I. Legal Standard for Motion for Summary Judgment Rule 56 of the Federal Rules of Civil Procedure provides that summary judgment should be granted if the moving party establishes “that there is no genuine dispute as to any material fact and the movant is entitled to judgment as a matter of law.” Fed. R. Civ. P. 56(a). The Court should grant summary judgment if, after considering the evidence in the light most favorable to the nonmoving party, the Court finds that no rational jury could

find in favor of that party. Scott v. Harris, 550 U.S. 372, 380 (2007) (citing Matsushita Elec. Indus. Co. v.

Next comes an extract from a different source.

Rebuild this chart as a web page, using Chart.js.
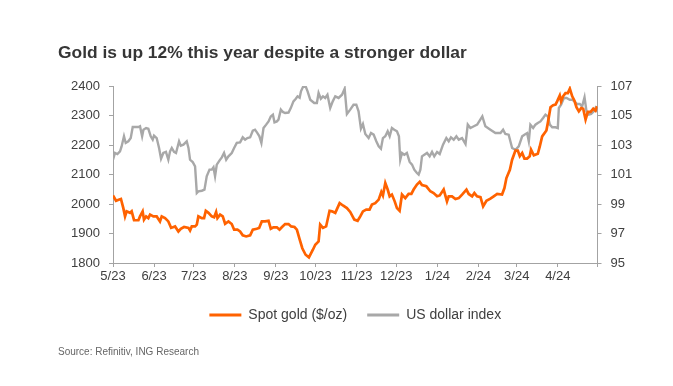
<!DOCTYPE html>
<html>
<head>
<meta charset="utf-8">
<script src="https://cdn.jsdelivr.net/npm/chart.js@4.4.1/dist/chart.umd.min.js"></script>
<style>
  html, body { margin: 0; padding: 0; background: #ffffff; }
  #wrap { position: relative; width: 673px; height: 386px; overflow: hidden; }
  #chart { position: absolute; left: 0; top: 0; }
  #title { position: absolute; left: 58px; top: 43.5px; font: bold 17.4px "Liberation Sans", Arial, sans-serif; line-height: 17.4px; color: #363636; white-space: nowrap; }
  #source { position: absolute; left: 58px; top: 347px; font: 10px "Liberation Sans", Arial, sans-serif; line-height: 10px; color: #666666; white-space: nowrap; }
</style>
</head>
<body>
<div id="wrap">
  <canvas id="chart" width="673" height="386"></canvas>
  <div id="title">Gold is up 12% this year despite a stronger dollar</div>
  <div id="source">Source: Refinitiv, ING Research</div>
</div>
<script>
// ---- data (x = days since 1 May 2023) ----
const xTickLabels = ['5/23','6/23','7/23','8/23','9/23','10/23','11/23','12/23','1/24','2/24','3/24','4/24'];
const goldTickLabels = [1800, 1900, 2000, 2100, 2200, 2300, 2400];
const dxyTickLabels = [95, 97, 99, 101, 103, 105, 107];

const goldDays = [0,2.3,4.8,6,7.8,9.1,10.3,12.9,14.1,15.9,19.2,20.4,22.4,23.4,25,26.7,28,30.5,33,35.5,36.8,39.3,41.8,43.9,46.9,49.4,51.2,53.7,57,58.2,59.5,62,63.3,64.5,67.1,68.8,70.1,72.1,74.6,76.4,77.9,78.9,80.9,82.9,84.7,87.2,89.7,91.5,94,96,98,100.6,103.6,105.6,108.6,110.4,112.4,114.9,117.5,119.2,121.2,123.8,125.8,127.5,130,132.6,134.6,137.1,138.9,141,143,145.5,148,151,152.8,155.3,156.5,158.6,161,163.6,165.4,167.9,171.2,173.7,176.7,179.2,182.3,184.8,186.8,188.8,191.3,193.8,195.6,198.1,200.7,202.7,203.9,205.7,207.5,209,210.7,212.8,214.5,216.5,218.3,220.8,223.3,225.4,227.1,229.6,231.7,233.4,236.7,239.7,242.2,244.8,246.8,249.8,252.3,253.6,256.1,258.7,261.2,263.7,267,268.7,271.3,273,275,277.6,279.6,282.1,285.1,287.6,290.2,293.9,295.7,297.2,299.8,301.5,304,305.8,307.3,309.1,310.8,312.8,314.8,315.8,317.9,320.9,322.4,324.2,327.4,328.5,330.5,332.5,334.3,335.5,337.5,338.5,340,341.8,343.6,345.1,346.9,348.6,350.1,351.9,353.7,355.2,357,358.7,360.8,362.8,364.5,365.8];
const goldPrice = [2029,2011,2015,2017,1986,1958,1975,1970,1975,1945,1945,1958,1975,1947,1958,1952,1964,1958,1958,1941,1958,1952,1941,1919,1924,1907,1916,1922,1919,1910,1924,1924,1930,1958,1952,1952,1977,1970,1958,1955,1973,1952,1964,1958,1933,1941,1932,1913,1913,1907,1894,1890,1894,1913,1916,1919,1941,1941,1943,1916,1921,1921,1913,1921,1932,1932,1924,1922,1913,1880,1850,1828,1819,1845,1862,1873,1930,1919,1924,1977,1975,1970,2003,1995,1986,1973,1947,1943,1958,1975,1981,1981,1998,2003,2015,2041,2029,2071,2049,2026,2032,2009,1986,1977,2032,2020,2034,2034,2049,2066,2075,2064,2060,2043,2037,2026,2029,2049,2009,2026,2026,2017,2020,2032,2049,2034,2026,2037,2026,2023,1992,2011,2018,2026,2034,2032,2054,2088,2116,2150,2181,2181,2162,2173,2154,2154,2162,2184,2165,2170,2195,2229,2249,2275,2328,2335,2337,2348,2368,2348,2365,2376,2376,2391,2365,2350,2328,2314,2325,2323,2286,2312,2312,2323,2316,2331];

const dxyDays = [0,1.5,3.3,5.3,6.5,8.3,9.6,11.6,13.4,14.9,16.6,19.2,20.4,22,23,25,26.7,28.5,30,31,33,34.8,36.3,38,40,41.8,43.1,44.4,46.1,47.6,49.9,51.2,53.2,55.7,57,58.2,60.2,62,63.3,64.5,67.1,69.1,70.8,72.9,74.6,75.9,77.1,78.4,80.4,82.2,83.9,85.5,87.2,89.7,91.5,93.5,96,98,99.8,101.5,103.6,105.6,107.3,109.1,110.6,112.1,113.7,115.7,117.5,119.2,120.8,122,123.8,125,126.8,128.3,130,132.6,134.3,136.3,138.1,139.4,141,142,143.5,145.5,147,149,152,154,155.3,157,158.6,160.3,162,164.1,166,167.9,170.4,173,175,176.7,179.2,181.7,183.8,185.5,187.3,188.8,190.6,193.1,194.9,196.9,198.9,200.7,202.4,203.9,205.7,207.5,209,210.7,212.5,214.5,216,217,218.3,220.1,222,224.1,225.9,227.6,229.6,230.9,232.2,233.4,235.2,237.2,239.2,241,242.7,244.8,246.8,249.3,251.8,253.6,255.3,257.4,259.4,261.2,263.7,266.3,268,270,272.6,275.1,279,281.3,285.1,288.9,292.7,294.7,296.4,298.9,301.5,304,306.5,309.1,310.8,312.8,314.1,315.3,317.4,319.1,320.9,322.9,324.9,326.7,328.5,330,331.8,334.3,336,336.8,338.5,340.6,342.6,345.1,346.9,348.6,350.6,352.6,354.4,356.2,357.7,359.5,361.2,363.2,364.5,365.8];
const dxyIndex = [102.0,102.46,102.39,102.57,102.9,103.59,103.14,103.25,103.47,104.22,104.22,104.22,104.27,103.59,104.04,104.15,104.1,103.59,103.36,103.63,103.47,102.8,102.07,102.46,102.53,102.0,102.57,102.8,102.53,102.46,103.25,102.95,103.02,103.25,102.8,102.0,101.85,101.55,99.75,99.86,99.9,99.97,100.88,101.33,101.33,101.49,100.88,101.67,101.94,102.16,102.46,102.0,102.23,102.46,102.8,103.14,103.18,103.52,103.36,103.47,103.52,103.97,104.04,103.81,103.59,103.14,104.15,104.38,104.6,104.94,105.06,104.54,104.6,104.72,105.4,105.24,105.17,105.2,105.5,105.96,106.14,106.3,106.2,106.64,106.93,106.98,106.64,106.07,105.85,105.85,106.53,106.14,106.3,106.19,106.41,105.51,105.96,106.3,106.19,106.41,106.82,105.1,105.4,105.73,105.73,105.28,104.11,104.42,103.75,103.47,103.81,103.7,103.25,102.91,102.75,103.47,103.59,103.93,103.59,104.15,104.04,103.93,103.59,102.0,102.46,102.34,102.46,101.85,101.67,101.33,101.1,100.99,101.33,102.23,102.34,102.46,102.23,102.53,102.23,102.53,102.39,103.02,103.47,103.25,103.52,103.36,103.59,103.36,103.47,103.07,104.38,104.15,104.27,104.38,104.94,104.27,104.04,103.81,103.81,104.04,103.75,103.7,102.8,102.68,102.91,103.59,103.7,103.81,103.25,104.38,104.15,104.38,104.49,104.6,104.83,105.06,104.94,104.38,104.2,104.2,104.15,105.51,105.73,106.19,106.19,106.07,106.07,105.96,105.78,105.78,105.62,106.23,105.28,105.06,105.1,105.28,105.51,105.28];

// ---- helpers ----
const startUTC = Date.UTC(2023, 4, 1);
const dayOf = (label) => { const [m, y] = label.split('/').map(Number); return (Date.UTC(2000 + y, m - 1, 1) - startUTC) / 864e5; };
const tickDays = xTickLabels.map(dayOf);
const xMax = dayOf('5/24');

const AXIS = '#a3a3a3';
const TICKFONT = { family: '"Liberation Sans", Arial, sans-serif', size: 13 };
const TICKCOLOR = '#404040';

new Chart(document.getElementById('chart'), {
  type: 'line',
  data: {
    datasets: [
      { label: 'Spot gold ($/oz)', data: goldDays.map((d, i) => ({ x: d, y: goldPrice[i] })), yAxisID: 'y',
        borderColor: '#ff6200', backgroundColor: '#ff6200', borderWidth: 2.7, pointRadius: 0, tension: 0 },
      { label: 'US dollar index', data: dxyDays.map((d, i) => ({ x: d, y: dxyIndex[i] })), yAxisID: 'y2',
        borderColor: '#a8a8a8', backgroundColor: '#a8a8a8', borderWidth: 2.4, pointRadius: 0, tension: 0 }
    ]
  },
  options: {
    responsive: false,
    animation: false,
    layout: { padding: { left: 0, right: 0, top: 86, bottom: 54 } },
    plugins: {
      tooltip: { enabled: false },
      title: { display: false },
      legend: {
        position: 'bottom',
        fullSize: false,
        labels: {
          boxWidth: 32, boxHeight: 3, padding: 20,
          color: '#404040',
          font: { family: '"Liberation Sans", Arial, sans-serif', size: 14 },
          generateLabels: (chart) => Chart.defaults.plugins.legend.labels.generateLabels(chart).map(l => Object.assign(l, { lineWidth: 0 }))
        }
      }
    },
    scales: {
      x: {
        type: 'linear', min: 0, max: xMax,
        afterBuildTicks: (s) => { s.ticks = tickDays.concat([xMax]).map(v => ({ value: v })); },
        afterFit: (s) => { s.height = 25; },
        ticks: { autoSkip: false, maxRotation: 0, padding: 2, color: TICKCOLOR, font: TICKFONT,
          callback: (v, i) => (i < xTickLabels.length ? xTickLabels[i] : '') },
        grid: { drawOnChartArea: false, drawTicks: true, tickLength: 4, color: AXIS },
        border: { display: true, color: AXIS }
      },
      y: {
        position: 'left', min: 1800, max: 2400,
        afterBuildTicks: (s) => { s.ticks = goldTickLabels.map(v => ({ value: v })); },
        afterFit: (s) => { s.width = 113; },
        ticks: { padding: 9, color: TICKCOLOR, font: TICKFONT, callback: (v) => String(v) },
        grid: { drawOnChartArea: false, drawTicks: true, tickLength: 4, color: AXIS },
        border: { display: true, color: AXIS }
      },
      y2: {
        position: 'right', min: 95, max: 107,
        afterBuildTicks: (s) => { s.ticks = dxyTickLabels.map(v => ({ value: v })); },
        afterFit: (s) => { s.width = 75.5; },
        ticks: { padding: 9, color: TICKCOLOR, font: TICKFONT, callback: (v) => String(v) },
        grid: { drawOnChartArea: false, drawTicks: true, tickLength: 4, color: AXIS },
        border: { display: true, color: AXIS }
      }
    }
  }
});
</script>
</body>
</html>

Zenith Radio Corp., 475 U.S. 574, 586-87 (1986)). “The moving party bears the burden of showing the absence of a genuine dispute as to any material fact. . . .” Crawford v. Franklin Credit Mgmt. Corp., 758 F.3d 473, 486 (2d Cir. 2014). “Where the non-moving party will bear the burden of proof at trial, the party moving for summary judgment may meet its burden by showing the evidentiary

materials of record, if reduced to admissible evidence, would be insufficient to carry the non-movant’s burden of proof at trial.” Johnson v. Xerox Corp., 838 F. Supp. 2d 99, 103 (W.D.N.Y. 2011) (citing Celotex Corp. v. Catrett, 477 U.S. 317, 322-23 (1986)). Once the moving party has met its burden, the opposing party “must do more than simply show that there is some metaphysical doubt as to the material facts, and may not rely on conclusory

allegations or unsubstantiated speculation.” Robinson v. Concentra Health Servs., Inc., 781 F.3d 42, 44 (2d Cir. 2015) (quoting Brown v. Eli Lilly & Co., 654 F.3d 347, 358 (2d Cir. 2011)). Specifically, the non-moving party “must come forward with specific evidence demonstrating the existence of a genuine dispute of material fact.” Brown, 654 F.3d at 358. Indeed, “the mere existence of some alleged factual dispute between the

parties will not defeat an otherwise properly supported motion for summary judgment; the requirement is that there be no genuine issue of material fact.” Anderson v.